[PROBLEM TO SOLVE] Check every line below for the word "matplotlib" and copy each one that has it.

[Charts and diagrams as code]
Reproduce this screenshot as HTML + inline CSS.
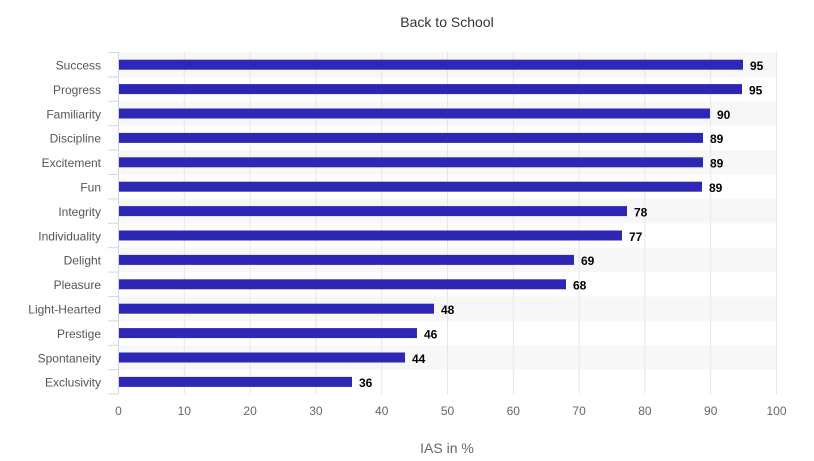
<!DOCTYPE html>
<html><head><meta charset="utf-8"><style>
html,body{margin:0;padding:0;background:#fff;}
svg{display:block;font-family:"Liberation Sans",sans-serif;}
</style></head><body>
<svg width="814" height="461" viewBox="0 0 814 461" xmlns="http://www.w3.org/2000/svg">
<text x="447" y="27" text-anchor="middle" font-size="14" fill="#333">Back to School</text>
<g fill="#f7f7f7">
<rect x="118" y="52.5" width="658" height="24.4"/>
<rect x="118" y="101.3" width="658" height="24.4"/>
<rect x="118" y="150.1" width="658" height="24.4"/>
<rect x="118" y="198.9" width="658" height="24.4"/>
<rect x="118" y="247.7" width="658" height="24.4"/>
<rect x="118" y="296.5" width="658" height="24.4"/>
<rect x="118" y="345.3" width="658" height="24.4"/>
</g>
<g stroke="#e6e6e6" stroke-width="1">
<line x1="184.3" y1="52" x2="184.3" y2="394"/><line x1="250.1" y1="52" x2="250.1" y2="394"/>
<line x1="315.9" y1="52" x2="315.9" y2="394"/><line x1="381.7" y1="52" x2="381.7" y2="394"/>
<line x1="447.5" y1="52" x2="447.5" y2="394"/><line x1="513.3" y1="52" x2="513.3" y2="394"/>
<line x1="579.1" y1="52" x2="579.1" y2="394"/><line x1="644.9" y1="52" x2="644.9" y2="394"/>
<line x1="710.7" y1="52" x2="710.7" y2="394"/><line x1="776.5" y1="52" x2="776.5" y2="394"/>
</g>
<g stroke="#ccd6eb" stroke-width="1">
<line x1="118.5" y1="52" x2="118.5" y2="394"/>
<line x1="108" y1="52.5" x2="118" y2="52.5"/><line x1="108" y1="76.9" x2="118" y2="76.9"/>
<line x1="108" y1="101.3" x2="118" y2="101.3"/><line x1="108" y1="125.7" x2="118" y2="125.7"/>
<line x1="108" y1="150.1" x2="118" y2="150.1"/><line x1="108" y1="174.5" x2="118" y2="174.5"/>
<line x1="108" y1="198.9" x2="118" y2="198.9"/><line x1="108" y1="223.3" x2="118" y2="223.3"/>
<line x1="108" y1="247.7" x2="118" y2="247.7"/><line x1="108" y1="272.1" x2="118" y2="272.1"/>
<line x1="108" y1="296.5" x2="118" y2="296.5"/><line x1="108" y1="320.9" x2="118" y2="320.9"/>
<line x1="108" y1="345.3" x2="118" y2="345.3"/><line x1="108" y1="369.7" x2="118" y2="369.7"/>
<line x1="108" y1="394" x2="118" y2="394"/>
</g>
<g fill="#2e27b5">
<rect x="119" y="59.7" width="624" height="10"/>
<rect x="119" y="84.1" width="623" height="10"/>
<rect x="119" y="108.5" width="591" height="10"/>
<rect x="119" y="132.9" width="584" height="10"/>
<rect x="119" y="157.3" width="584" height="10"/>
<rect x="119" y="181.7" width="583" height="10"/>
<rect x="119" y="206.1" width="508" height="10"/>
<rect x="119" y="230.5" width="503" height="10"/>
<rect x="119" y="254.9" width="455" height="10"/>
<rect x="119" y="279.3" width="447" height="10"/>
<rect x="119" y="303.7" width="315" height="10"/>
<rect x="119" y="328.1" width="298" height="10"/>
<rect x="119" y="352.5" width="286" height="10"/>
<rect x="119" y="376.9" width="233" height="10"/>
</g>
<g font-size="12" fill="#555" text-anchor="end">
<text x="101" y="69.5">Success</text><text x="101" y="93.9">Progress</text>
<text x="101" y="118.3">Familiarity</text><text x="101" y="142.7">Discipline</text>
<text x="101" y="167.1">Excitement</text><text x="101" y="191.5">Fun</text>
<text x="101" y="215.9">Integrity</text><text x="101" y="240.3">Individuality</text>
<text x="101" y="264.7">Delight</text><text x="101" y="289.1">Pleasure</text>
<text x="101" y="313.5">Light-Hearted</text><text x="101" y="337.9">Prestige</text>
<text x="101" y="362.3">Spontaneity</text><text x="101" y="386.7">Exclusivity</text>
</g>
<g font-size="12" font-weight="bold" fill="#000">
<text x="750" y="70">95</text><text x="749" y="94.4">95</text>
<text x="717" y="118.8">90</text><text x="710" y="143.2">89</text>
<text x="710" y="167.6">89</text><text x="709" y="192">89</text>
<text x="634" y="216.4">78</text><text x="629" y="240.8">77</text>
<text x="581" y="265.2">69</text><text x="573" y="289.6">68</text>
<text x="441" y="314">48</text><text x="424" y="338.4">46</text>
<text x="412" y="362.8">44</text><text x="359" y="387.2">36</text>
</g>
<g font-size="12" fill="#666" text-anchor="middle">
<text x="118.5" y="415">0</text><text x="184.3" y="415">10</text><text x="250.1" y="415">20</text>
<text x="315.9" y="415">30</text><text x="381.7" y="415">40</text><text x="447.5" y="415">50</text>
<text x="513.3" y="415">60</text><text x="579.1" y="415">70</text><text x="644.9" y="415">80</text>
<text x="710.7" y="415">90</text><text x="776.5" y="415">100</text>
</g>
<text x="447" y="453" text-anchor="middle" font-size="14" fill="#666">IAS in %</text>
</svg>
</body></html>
==
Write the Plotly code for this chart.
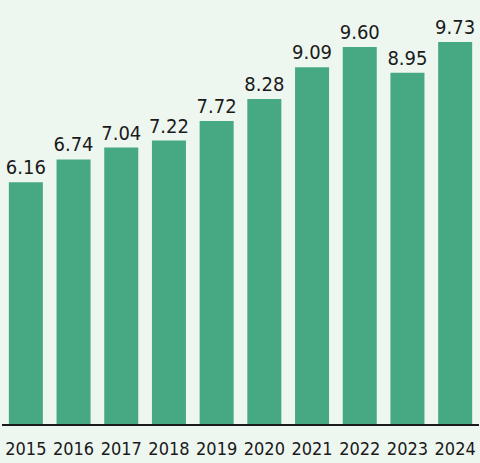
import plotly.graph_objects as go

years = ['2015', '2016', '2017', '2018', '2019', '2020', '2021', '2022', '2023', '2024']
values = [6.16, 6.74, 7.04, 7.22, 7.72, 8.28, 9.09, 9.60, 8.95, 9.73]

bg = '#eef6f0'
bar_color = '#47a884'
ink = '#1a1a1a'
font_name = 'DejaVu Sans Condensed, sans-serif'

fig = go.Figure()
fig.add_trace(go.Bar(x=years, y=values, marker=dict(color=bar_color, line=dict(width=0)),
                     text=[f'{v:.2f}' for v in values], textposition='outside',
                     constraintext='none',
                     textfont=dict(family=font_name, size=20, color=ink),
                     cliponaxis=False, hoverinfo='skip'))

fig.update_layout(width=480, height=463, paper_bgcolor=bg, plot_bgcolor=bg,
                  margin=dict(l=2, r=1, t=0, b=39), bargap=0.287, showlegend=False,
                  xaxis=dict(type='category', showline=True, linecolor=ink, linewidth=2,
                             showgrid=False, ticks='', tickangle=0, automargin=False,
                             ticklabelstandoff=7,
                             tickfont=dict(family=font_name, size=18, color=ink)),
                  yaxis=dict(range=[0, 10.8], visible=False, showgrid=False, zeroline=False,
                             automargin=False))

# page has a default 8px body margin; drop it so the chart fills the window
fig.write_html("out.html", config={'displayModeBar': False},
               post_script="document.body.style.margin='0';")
==
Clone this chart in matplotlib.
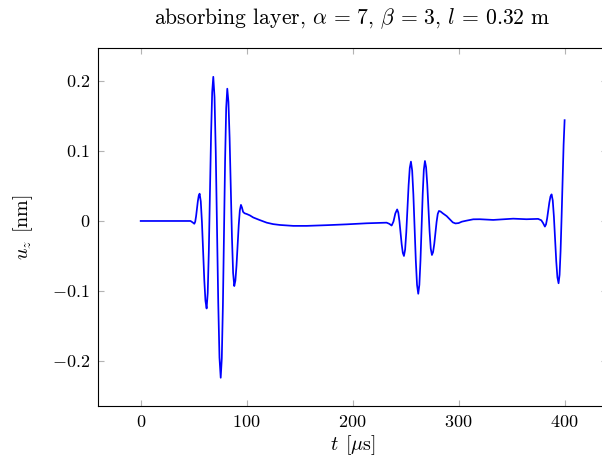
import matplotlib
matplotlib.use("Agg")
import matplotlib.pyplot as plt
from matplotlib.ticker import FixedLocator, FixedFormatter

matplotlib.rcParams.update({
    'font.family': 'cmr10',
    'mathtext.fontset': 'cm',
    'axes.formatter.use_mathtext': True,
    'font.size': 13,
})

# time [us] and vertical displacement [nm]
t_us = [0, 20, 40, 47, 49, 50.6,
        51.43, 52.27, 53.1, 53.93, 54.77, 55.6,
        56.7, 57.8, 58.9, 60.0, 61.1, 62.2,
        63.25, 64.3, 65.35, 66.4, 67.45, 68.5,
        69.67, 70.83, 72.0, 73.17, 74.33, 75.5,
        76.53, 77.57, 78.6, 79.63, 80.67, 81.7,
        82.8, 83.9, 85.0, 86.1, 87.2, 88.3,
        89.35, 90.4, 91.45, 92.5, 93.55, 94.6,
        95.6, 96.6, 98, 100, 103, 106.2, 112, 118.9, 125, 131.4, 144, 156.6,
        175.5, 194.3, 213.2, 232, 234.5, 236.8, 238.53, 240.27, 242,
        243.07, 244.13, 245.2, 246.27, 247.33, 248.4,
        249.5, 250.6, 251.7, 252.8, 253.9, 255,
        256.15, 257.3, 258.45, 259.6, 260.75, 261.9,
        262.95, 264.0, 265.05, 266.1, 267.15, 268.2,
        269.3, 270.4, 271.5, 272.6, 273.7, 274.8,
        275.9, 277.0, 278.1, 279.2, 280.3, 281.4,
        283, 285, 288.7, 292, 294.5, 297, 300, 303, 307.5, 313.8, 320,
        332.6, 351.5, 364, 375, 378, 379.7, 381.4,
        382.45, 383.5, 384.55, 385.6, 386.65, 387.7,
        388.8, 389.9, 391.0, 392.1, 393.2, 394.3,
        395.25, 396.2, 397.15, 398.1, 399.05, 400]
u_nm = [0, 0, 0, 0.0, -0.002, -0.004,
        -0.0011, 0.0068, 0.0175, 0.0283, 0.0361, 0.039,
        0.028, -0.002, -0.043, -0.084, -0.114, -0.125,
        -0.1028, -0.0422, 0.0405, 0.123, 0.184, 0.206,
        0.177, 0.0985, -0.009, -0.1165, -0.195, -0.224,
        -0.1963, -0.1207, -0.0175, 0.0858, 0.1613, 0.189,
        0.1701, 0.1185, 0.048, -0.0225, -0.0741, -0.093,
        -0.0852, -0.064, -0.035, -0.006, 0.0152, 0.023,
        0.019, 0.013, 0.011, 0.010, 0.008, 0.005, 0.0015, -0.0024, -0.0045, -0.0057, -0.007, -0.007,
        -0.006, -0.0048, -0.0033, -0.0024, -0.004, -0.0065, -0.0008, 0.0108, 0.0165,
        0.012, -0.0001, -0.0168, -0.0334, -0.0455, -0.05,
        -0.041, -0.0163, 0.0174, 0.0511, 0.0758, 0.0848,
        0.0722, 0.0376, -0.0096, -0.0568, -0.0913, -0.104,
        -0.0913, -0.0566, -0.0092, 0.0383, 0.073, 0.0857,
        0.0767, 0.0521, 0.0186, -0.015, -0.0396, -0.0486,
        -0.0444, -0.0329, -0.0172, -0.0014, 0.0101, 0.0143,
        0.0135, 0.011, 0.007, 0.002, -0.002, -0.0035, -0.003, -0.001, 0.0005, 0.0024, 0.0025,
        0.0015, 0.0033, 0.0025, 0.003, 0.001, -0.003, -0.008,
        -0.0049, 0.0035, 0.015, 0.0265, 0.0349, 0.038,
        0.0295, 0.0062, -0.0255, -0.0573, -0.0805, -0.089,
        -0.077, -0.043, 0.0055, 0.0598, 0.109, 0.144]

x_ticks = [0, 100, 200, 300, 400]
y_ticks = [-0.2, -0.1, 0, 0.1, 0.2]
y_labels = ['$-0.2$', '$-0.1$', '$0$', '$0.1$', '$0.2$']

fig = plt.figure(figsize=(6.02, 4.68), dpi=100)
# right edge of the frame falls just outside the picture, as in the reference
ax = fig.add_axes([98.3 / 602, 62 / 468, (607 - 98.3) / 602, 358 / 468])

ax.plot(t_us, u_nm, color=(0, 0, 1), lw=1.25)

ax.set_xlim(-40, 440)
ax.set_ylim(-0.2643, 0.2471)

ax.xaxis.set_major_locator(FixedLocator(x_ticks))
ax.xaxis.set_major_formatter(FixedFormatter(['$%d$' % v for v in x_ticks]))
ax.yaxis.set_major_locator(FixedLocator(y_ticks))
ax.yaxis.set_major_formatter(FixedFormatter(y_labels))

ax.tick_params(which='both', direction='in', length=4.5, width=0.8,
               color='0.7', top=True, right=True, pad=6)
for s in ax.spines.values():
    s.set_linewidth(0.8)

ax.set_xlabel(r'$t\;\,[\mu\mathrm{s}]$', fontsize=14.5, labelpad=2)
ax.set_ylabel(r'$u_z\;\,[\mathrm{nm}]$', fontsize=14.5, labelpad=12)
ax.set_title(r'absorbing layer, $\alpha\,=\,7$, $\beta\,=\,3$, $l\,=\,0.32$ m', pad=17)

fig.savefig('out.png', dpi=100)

[FINAL RESULT]
Clone this chart in matplotlib.
import matplotlib
matplotlib.use("Agg")
import matplotlib.pyplot as plt
from matplotlib.ticker import FixedLocator, FixedFormatter
matplotlib.rcParams.update({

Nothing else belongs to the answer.